Brummett Echohawk’s life started in a very different part of the nation. He was from the Pawnee tribe in Oklahoma, and he had barely left home when he enlisted in the U.S. Army in 1940 at the age of 18. His division deployed to North Africa in 1943, to take part in the invasion of Sicily. During this mission, Echohawk recounted finding drawing supplies in a captured building occupied by German soldiers, saying “on the floor there was drawing paper and pencils,” which he picked up, and “ever since then I drew pictures of the British, of the German soldiers . . . using a mess kit for my easel. . . . I made accounts of what we did.” Throughout Echohawk’s deployment, he fought along the Mediterranean, in Italy and North Africa. By the end of the war, he earned a Purple Heart, and a Bronze Star. Decades later, he was posthumously awarded a Congressional Gold Medal.

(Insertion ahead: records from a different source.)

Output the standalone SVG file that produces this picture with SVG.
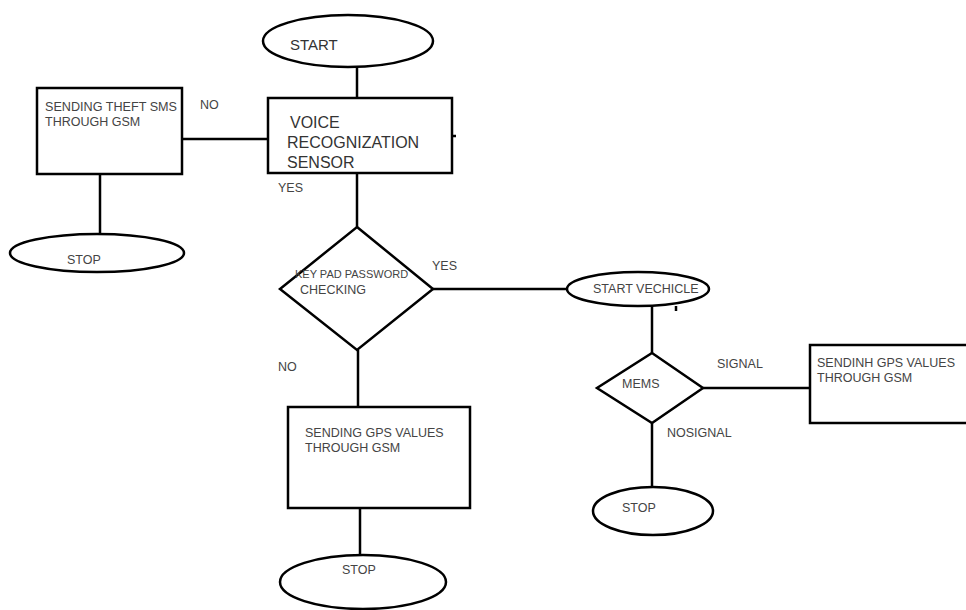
<svg xmlns="http://www.w3.org/2000/svg" width="966" height="610" viewBox="0 0 966 610">
<style>
.s{fill:#fff;stroke:#000;stroke-width:2.5}
.c{fill:none;stroke:#000;stroke-width:2.5}
.t{font-family:"Liberation Sans",Arial,sans-serif;font-size:12.5px;fill:#444}
.b{font-family:"Liberation Sans",Arial,sans-serif;font-size:16px;fill:#333}
</style>
<rect width="966" height="610" fill="#fff"/>
<g id="connectors">
<line class="c" x1="357" y1="67" x2="357" y2="98"/>
<line class="c" x1="357" y1="173" x2="357" y2="227"/>
<line class="c" x1="170" y1="139" x2="268" y2="139"/>
<line class="c" x1="452" y1="136" x2="456" y2="136"/>
<line class="c" x1="100" y1="174" x2="100" y2="234"/>
<line class="c" x1="433" y1="289" x2="567" y2="289"/>
<line class="c" x1="358" y1="350" x2="358" y2="407"/>
<line class="c" x1="360" y1="508" x2="360" y2="555"/>
<line class="c" x1="652" y1="306" x2="652" y2="353"/>
<line class="c" x1="676" y1="306" x2="676" y2="311"/>
<line class="c" x1="703" y1="388" x2="810" y2="388"/>
<line class="c" x1="652" y1="423" x2="652" y2="487"/>
<text class="t" x="200" y="109">NO</text>
<text class="t" x="278" y="192">YES</text>
<text class="t" x="432" y="270">YES</text>
<text class="t" x="278" y="371">NO</text>
<text class="t" x="717" y="368">SIGNAL</text>
<text class="t" x="667" y="437">NOSIGNAL</text>
</g>
<g id="start">
<ellipse class="s" cx="348" cy="41" rx="85" ry="26"/>
<text class="b" x="290" y="50" style="font-size:15px">START</text>
</g>
<g id="voice">
<rect class="s" x="268" y="98" width="184" height="75"/>
<text class="b" x="290" y="128">VOICE</text>
<text class="b" x="287" y="148">RECOGNIZATION</text>
<text class="b" x="287" y="168">SENSOR</text>
</g>
<g id="theft">
<rect class="s" x="37" y="88" width="145" height="86"/>
<text class="t" x="45" y="111" textLength="132" lengthAdjust="spacingAndGlyphs">SENDING THEFT SMS</text>
<text class="t" x="45" y="126">THROUGH GSM</text>
</g>
<g id="stop1">
<ellipse class="s" cx="97" cy="253" rx="87" ry="19"/>
<text class="t" x="67" y="264">STOP</text>
</g>
<g id="keypad">
<polygon class="s" points="357,227 433,289 357,350 280,289"/>
<text class="t" x="295" y="278" style="font-size:11px">KEY PAD PASSWORD</text>
<text class="t" x="300" y="294">CHECKING</text>
</g>
<g id="startvehicle">
<ellipse class="s" cx="638" cy="289" rx="71" ry="17"/>
<text class="t" x="593" y="293">START VECHICLE</text>
</g>
<g id="gps1">
<rect class="s" x="288" y="407" width="182" height="101"/>
<text class="t" x="305" y="437">SENDING GPS VALUES</text>
<text class="t" x="305" y="452">THROUGH GSM</text>
</g>
<g id="stop2">
<ellipse class="s" cx="363" cy="582" rx="83" ry="27"/>
<text class="t" x="342" y="574">STOP</text>
</g>
<g id="mems">
<polygon class="s" points="652,353 703,388 652,423 597,388"/>
<text class="t" x="622" y="388">MEMS</text>
</g>
<g id="gps2">
<rect class="s" x="810" y="345" width="160" height="78"/>
<text class="t" x="817" y="367">SENDINH GPS VALUES</text>
<text class="t" x="817" y="382">THROUGH GSM</text>
</g>
<g id="stop3">
<ellipse class="s" cx="653" cy="511" rx="60" ry="24"/>
<text class="t" x="622" y="512">STOP</text>
</g>
</svg>
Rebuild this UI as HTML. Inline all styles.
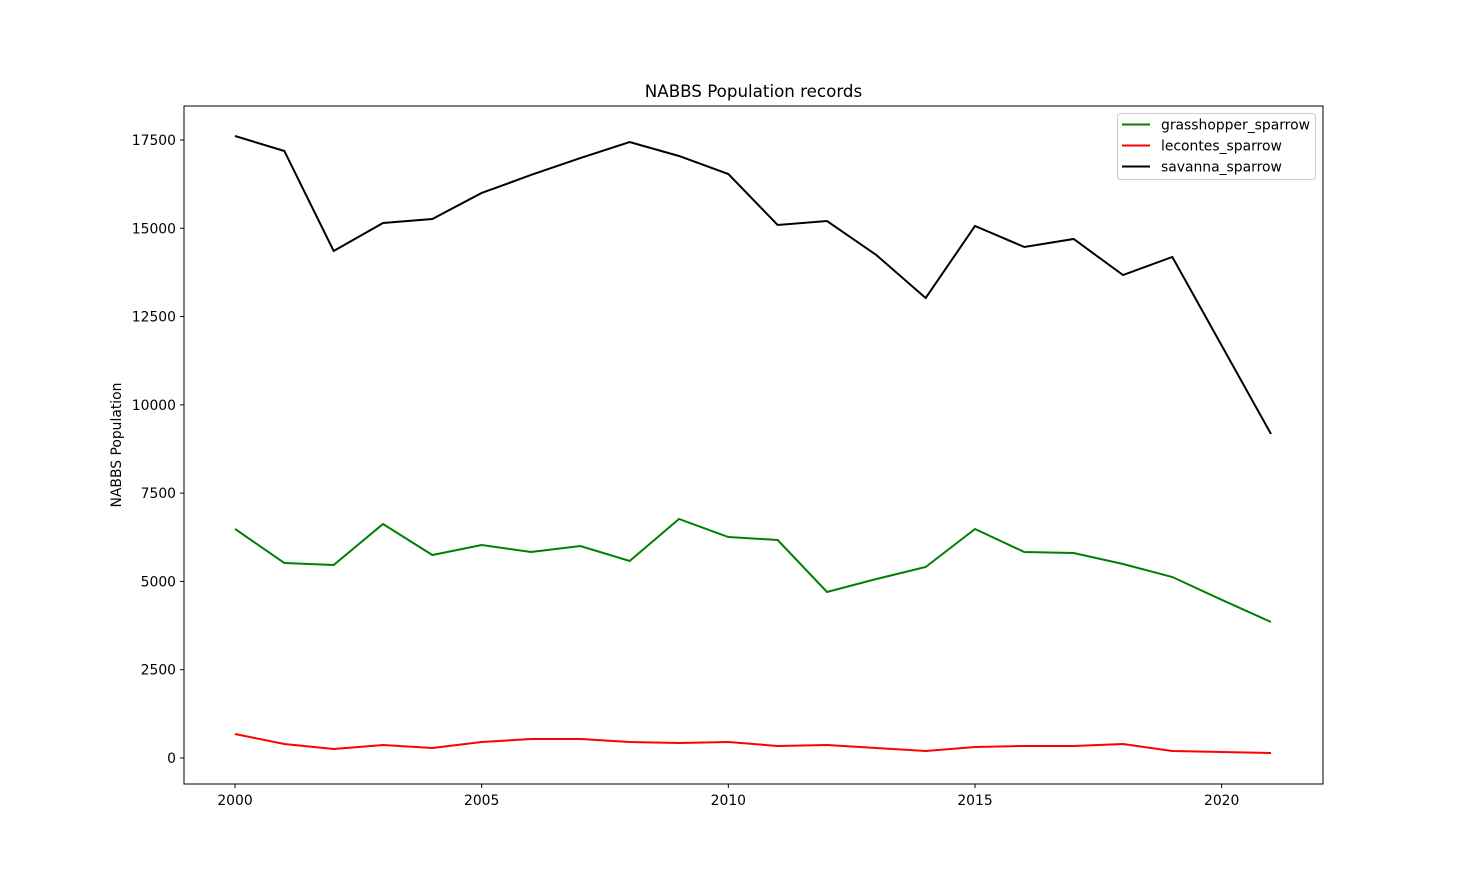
<!DOCTYPE html>
<html><head><meta charset="utf-8"><style>
body{margin:0;background:#fff;font-family:"Liberation Sans","DejaVu Sans",sans-serif;}
svg text{font-family:"DejaVu Sans","Liberation Sans",sans-serif;}
</style></head><body>
<svg id="chart" width="1470" height="881" xmlns="http://www.w3.org/2000/svg"></svg>
<script>
const years = [2000,2001,2002,2003,2004,2005,2006,2007,2008,2009,2010,2011,2012,2013,2014,2015,2016,2017,2018,2019,2020,2021];
const grasshopper = [6485,5522,5465,6626,5748,6032,5833,6003,5578,6768,6258,6173,4701,5069,5409,6485,5833,5805,5494,5125,4480,3851];
const lecontes = [680,396,255,368,283,453,538,538,453,425,453,340,368,283,198,311,340,340,396,198,170,142];
const savanna = [17613,17189,14357,15150,15263,16000,16509,16990,17443,17047,16537,15093,15206,14244,13026,15065,14470,14697,13677,14187,11680,9175];
const yTicks = [0,2500,5000,7500,10000,12500,15000,17500];
const xTicks = [2000,2005,2010,2015,2020];
const seriesNames = ['grasshopper_sparrow','lecontes_sparrow','savanna_sparrow'];

const svg = document.getElementById('chart');
const NS = 'http://www.w3.org/2000/svg';
const L=184,R=1323,T=106,B=784;
const x = v => 235 + (v-2000)*(1271-235)/21;
const y = v => 758 - v*618/17500;
function mk(tag, attrs, parent){const e=document.createElementNS(NS,tag);for(const k in attrs)e.setAttribute(k,attrs[k]);(parent||svg).appendChild(e);return e;}

const title = mk('text',{x:(L+R)/2,y:97,'text-anchor':'middle','font-size':16.7});
title.textContent='NABBS Population records';



const yl = mk('text',{x:121,y:445,'text-anchor':'middle','font-size':13.9,transform:'rotate(-90 121 445)'});
yl.textContent='NABBS Population';



yTicks.forEach(t=>{
  const g=mk('g',{});
  
  
  mk('line',{x1:L-4,x2:L,y1:y(t),y2:y(t),stroke:'#000'},g);
  const tx=mk('text',{x:L-8,y:y(t)+5,'text-anchor':'end','font-size':13.9},g);tx.textContent=t;
});
xTicks.forEach(t=>{
  const g=mk('g',{});
  
  
  mk('line',{x1:x(t),x2:x(t),y1:B,y2:B+4,stroke:'#000'},g);
  const tx=mk('text',{x:x(t),y:B+21,'text-anchor':'middle','font-size':13.9},g);tx.textContent=t;
});

const colors=['green','red','black'];
[grasshopper,lecontes,savanna].forEach((s,i)=>{
  const p=mk('polyline',{points:s.map((v,j)=>x(years[j])+','+y(v)).join(' '),fill:'none',stroke:colors[i],'stroke-width':2});
  
  
});

const frame=mk('rect',{x:L,y:T,width:R-L,height:B-T,fill:'none',stroke:'#000','stroke-width':1});



const lg=mk('g',{});


mk('rect',{x:1117.5,y:113.5,width:198,height:66,rx:3,fill:'#fff',stroke:'#ccc'},lg);
seriesNames.forEach((n,i)=>{
  const e=mk('g',{},lg);
  
  
  const yy=124.5+i*21;
  mk('line',{x1:1122,x2:1150,y1:yy,y2:yy,stroke:colors[i],'stroke-width':2},e);
  const t=mk('text',{x:1161,y:yy+5,'font-size':13.9},e);t.textContent=n;
});
</script>
</body></html>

Once he left the military, Echohawk enrolled in the Art Institute of Chicago. He also began working as an illustrator and eventually as a staff artist for the Chicago Sun-Times, the Chicago Daily Times, and the Chicago Daily American. By the 1950s Echohawk was exhibiting paintings of the American West, but he rejected the idea of being an artist who used traditional Native American style and content. “I’m not an Indian artist,” he told a 1977 interviewer. “I’m a realist painter who is an Indian.” That is not to say that he shied away from Native American subjects. His Little Chief comic strip appeared in newspapers throughout the Southwest in the 1950s and ʼ60s. A 2008 exhibition was called “quietly revolutionary” for its “conviction to show Native American characters in a positive light, entirely outside the demeaning and diminishing depictions common to American popular culture.”
For both veterans, work on the front lines of World War II gave an unlikely boost to their artistic aspirations.
Sources: Tulsa Daily World, 18 March 1977; Jean Franklin, “William F. Draper, Dean of the Profession,” Image, Fall/Winter 1997, The Washington Society of Portrait Artists, 6-8; Kristin M. Youngbull, Brummett Echohawk Pawnee Thunderbird and Artist (University of Oklahoma Press: Norman, 2015); Robert C. Vose, Loan Exhibition of Combat Paintings by Lt. Comdr. William F. Draper, USNR, March, 1944.